A bill sponsored by Sen. Angus King, I-Maine, and Chuck Grassley, R-Iowa, called the Accelerating Charitable Efforts (ACE) Act, would give donors two choices. They could get upfront tax deductions but would be required to distribute the funds within 15 years, or donors who want more time can opt for the “aligned benefit rule,” where they have up to 50 years to distribute the funds but they can only get the tax deduction upon distribution.

“Charitable dollars ought to be doing the good they were intended for, not sitting stagnant to provide tax advantages for some and management fees for others,” Sen. Grassley said.

The largest donor-advised fund sponsors include Fidelity Charitable, Schwab Charitable and Vanguard Charitable. Fidelity Charitable says its donors recommended 2 million grants in 2020 totaling $9.1 billion — a 24% increase over 2019. Schwab Charitable said its grants totaled $3.7 billion, up 35%.

Community Foundations and other proponents of donor-advised funds often argue that the funds distribute 20% of total assets a year to charity — far more than the 5% required by foundations. But Arnold said the 20% number is misleading, since not all funds make equal distributions.
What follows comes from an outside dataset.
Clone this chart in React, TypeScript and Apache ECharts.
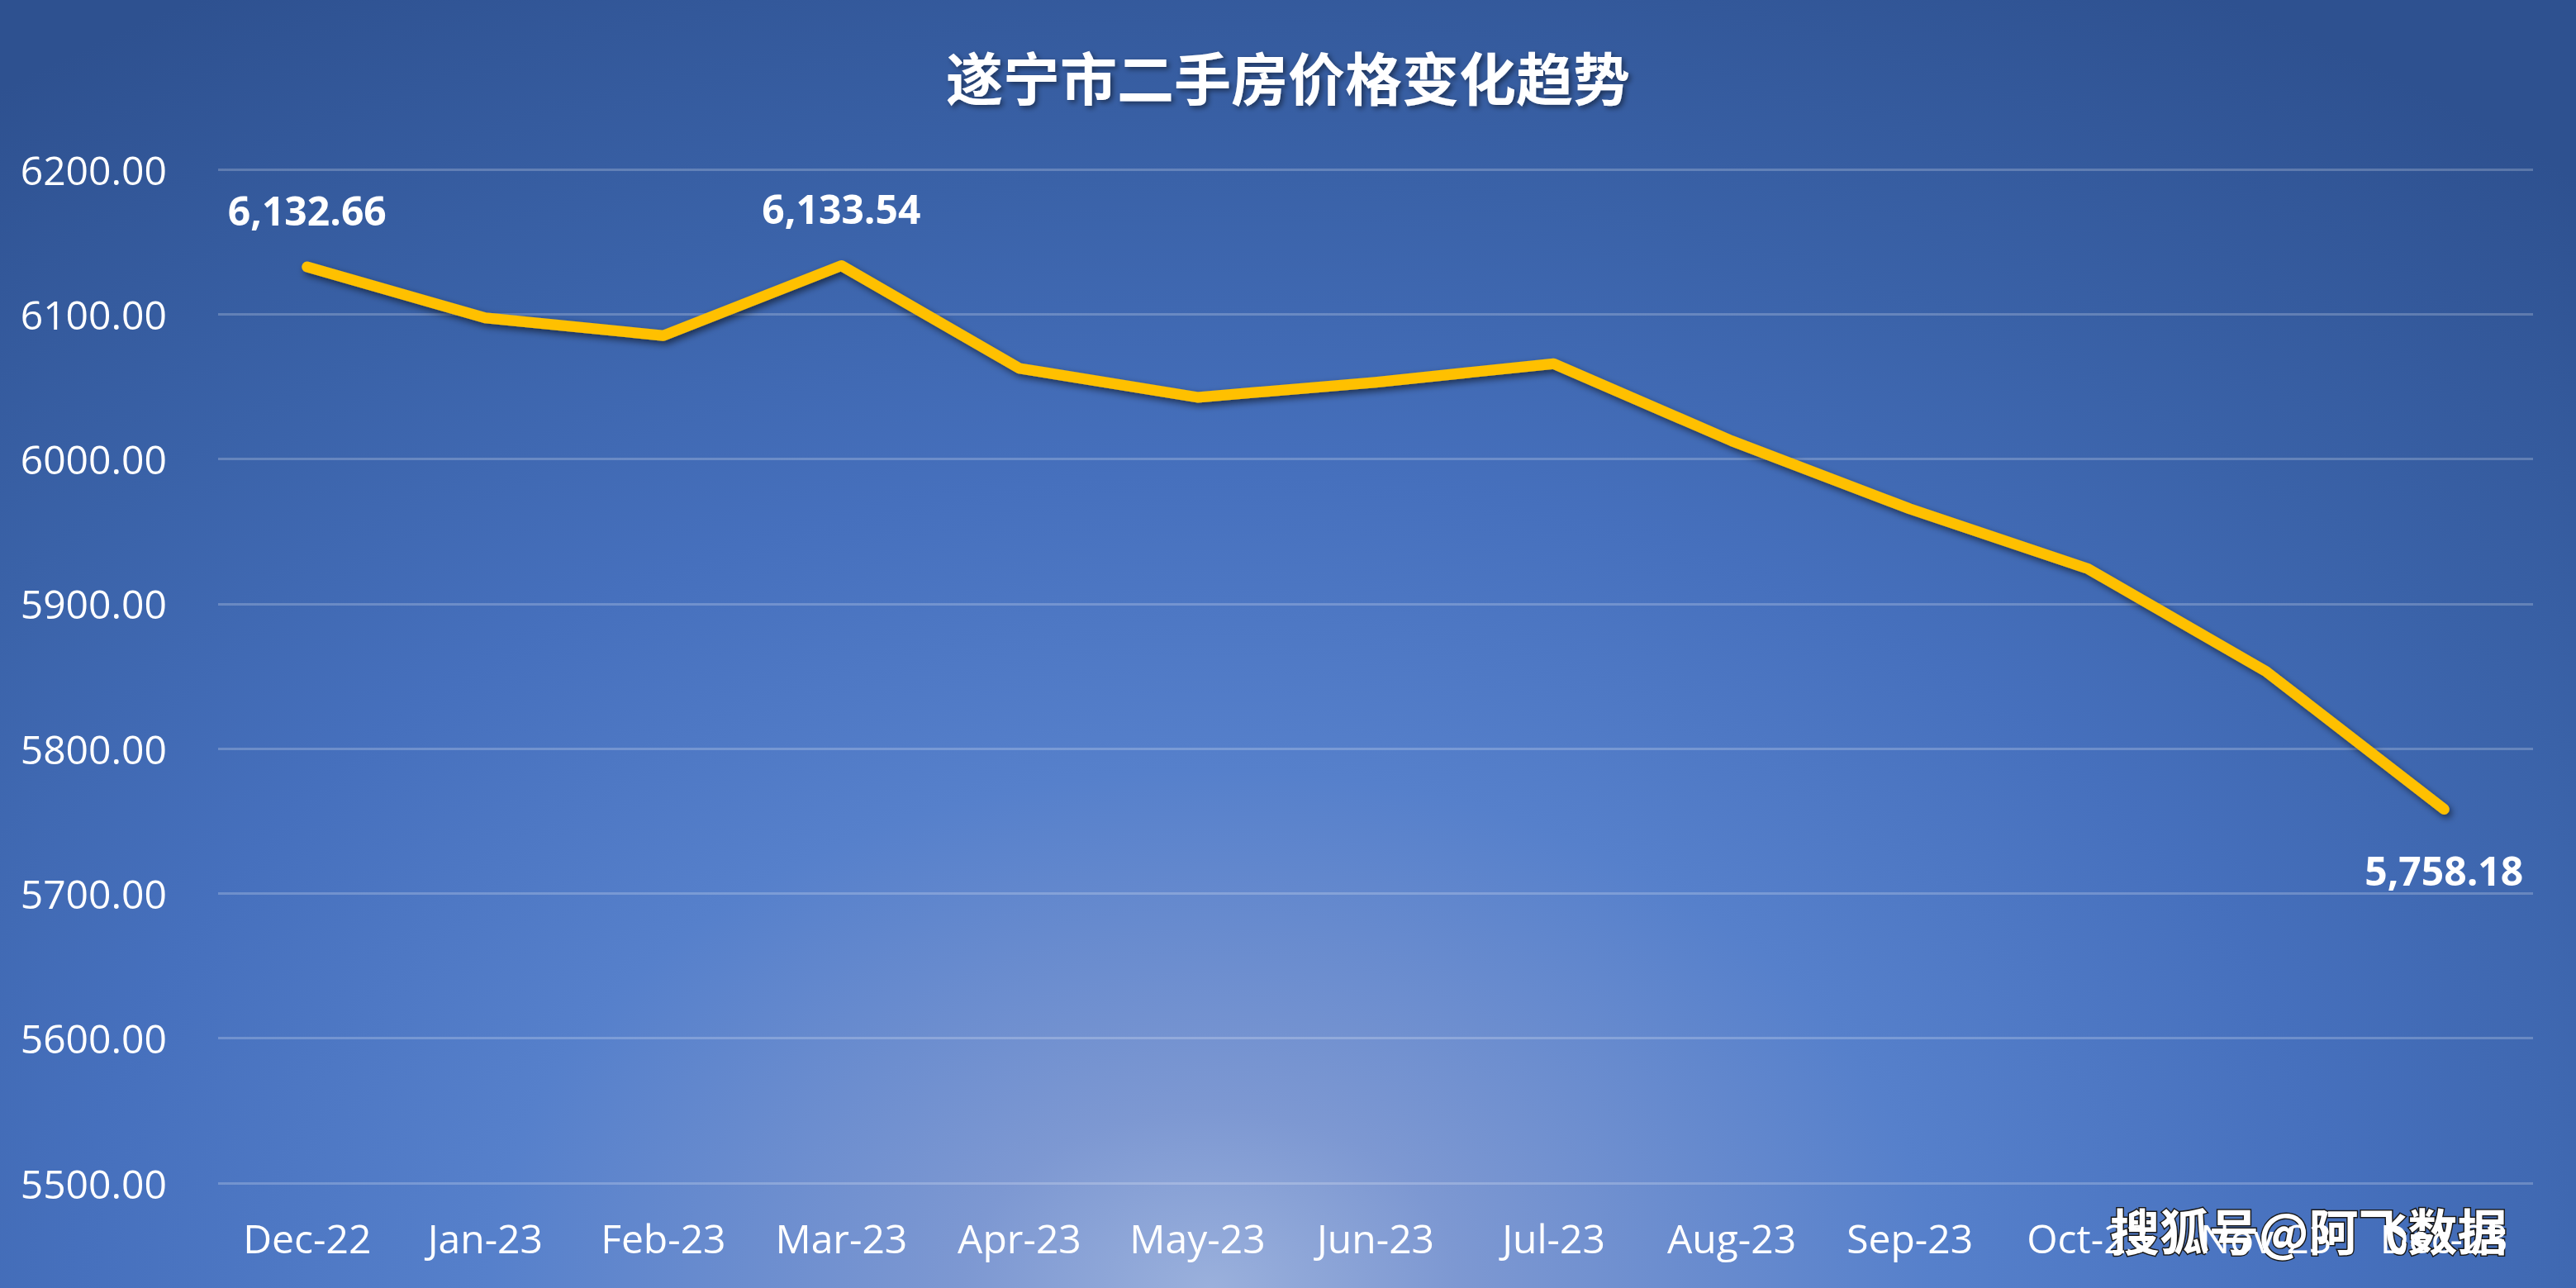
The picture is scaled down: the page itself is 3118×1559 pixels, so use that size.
import * as echarts from "echarts";
import { useEffect, useRef } from "react";

const months = [
  "Dec-22", "Jan-23", "Feb-23", "Mar-23", "Apr-23", "May-23", "Jun-23",
  "Jul-23", "Aug-23", "Sep-23", "Oct-23", "Nov-23", "Dec-23"
];

const prices = [
  6132.66, 6097.5, 6085.2, 6133.54, 6062.6, 6042.6, 6053.0,
  6065.8, 6012.5, 5965.6, 5924.2, 5853.4, 5758.18
];

// which points carry a value label, and where
const labelAbove = [0, 3];
const labelBelow = [12];

const yMin = 5500;
const yMax = 6200;
const yStep = 100;

const fmt = (v: number) =>
  v.toLocaleString("en-US", { minimumFractionDigits: 2, maximumFractionDigits: 2 });

export default function App() {
  const ref = useRef<HTMLDivElement>(null);

  useEffect(() => {
    if (!ref.current) return;
    const chart = echarts.init(ref.current, undefined, { renderer: "svg" });

    const labelStyle = {
      show: true,
      color: "#ffffff",
      fontSize: 48,
      fontWeight: "bold" as const,
      fontFamily: "'Open Sans', 'Noto Sans', sans-serif",
      formatter: (p: any) => fmt(p.value)
    };

    chart.setOption({
      animation: false,
      backgroundColor: "transparent",
      title: {
        text: "遂宁市二手房价格变化趋势",
        left: "center",
        top: 52,
        textStyle: {
          color: "#ffffff",
          fontSize: 69,
          fontWeight: "bold",
          fontFamily: "'Noto Sans CJK SC', sans-serif",
          textShadowColor: "rgba(0,0,0,0.45)",
          textShadowBlur: 6,
          textShadowOffsetX: 3,
          textShadowOffsetY: 3
        }
      },
      grid: { left: 264, right: 52, top: 205, bottom: 127 },
      xAxis: {
        type: "category",
        data: months,
        boundaryGap: true,
        axisLine: { show: false },
        axisTick: { show: false },
        axisLabel: {
          color: "#ffffff",
          fontSize: 48,
          margin: 42,
          fontFamily: "'Open Sans', 'Noto Sans', sans-serif"
        }
      },
      yAxis: {
        type: "value",
        min: yMin,
        max: yMax,
        interval: yStep,
        axisLine: { show: false },
        axisTick: { show: false },
        splitLine: { lineStyle: { color: "rgba(255,255,255,0.22)", width: 3 } },
        axisLabel: {
          color: "#ffffff",
          fontSize: 48,
          margin: 62,
          fontFamily: "'Open Sans', 'Noto Sans', sans-serif",
          formatter: (v: number) => v.toFixed(2)
        }
      },
      series: [
        {
          type: "line",
          showSymbol: true,
          symbol: "circle",
          symbolSize: 1,
          itemStyle: { color: "#FFC000" },
          data: prices.map((v, i) => {
            if (labelAbove.includes(i))
              return { value: v, label: { ...labelStyle, position: "top", distance: 44 } };
            if (labelBelow.includes(i))
              return { value: v, label: { ...labelStyle, position: "bottom", distance: 50 } };
            return v;
          }),
          lineStyle: {
            color: "#FFC000",
            width: 13,
            cap: "round",
            join: "round",
            shadowColor: "rgba(0,0,0,0.55)",
            shadowBlur: 8,
            shadowOffsetX: 3,
            shadowOffsetY: 4
          }
        }
      ],
      graphic: [
        {
          type: "text",
          right: 82,
          top: 1456,
          style: {
            text: "搜狐号@阿飞数据",
            fill: "#ffffff",
            stroke: "#1a1a1a",
            lineWidth: 3,
            fontSize: 60,
            fontWeight: "bold",
            fontFamily: "'Noto Sans CJK SC', sans-serif",
            shadowColor: "rgba(0,0,0,0.6)",
            shadowOffsetX: 3,
            shadowOffsetY: 3
          }
        }
      ]
    });

    return () => chart.dispose();
  }, []);

  return (
    <div
      ref={ref}
      style={{
        position: "fixed",
        left: 0,
        top: 0,
        width: "100vw",
        height: "100vh",
        background:
          "radial-gradient(ellipse 80% 115% at 47% 100%, #9ab0dc 0%, #7d98d2 12%, #5680cb 35%, #4670bd 55%, #3a62a8 75%, #2e5190 100%)"
      }}
    />
  );
}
“Last year, when the call on philanthropic resources was greatest, 35% of (donor-advised fund) accounts didn’t make a single dollar in distributions,” he said. “In the past four years, 10% of accounts didn’t make a distribution.”

The timeline and prospects for the ACE bill remain unclear and it faces strong opposition from powerful community foundations like the Silicon Valley Community Foundation. Sponsors of donor-advised funds prefer to see the donations grow in the funds without getting distributed because the more assets under management, the greater the management fees.

“I think some of them (opponents) get seduced by the management fees from AUM,” Arnold said. “The more money that sits in that investment account, the more management fees. There is that tension.”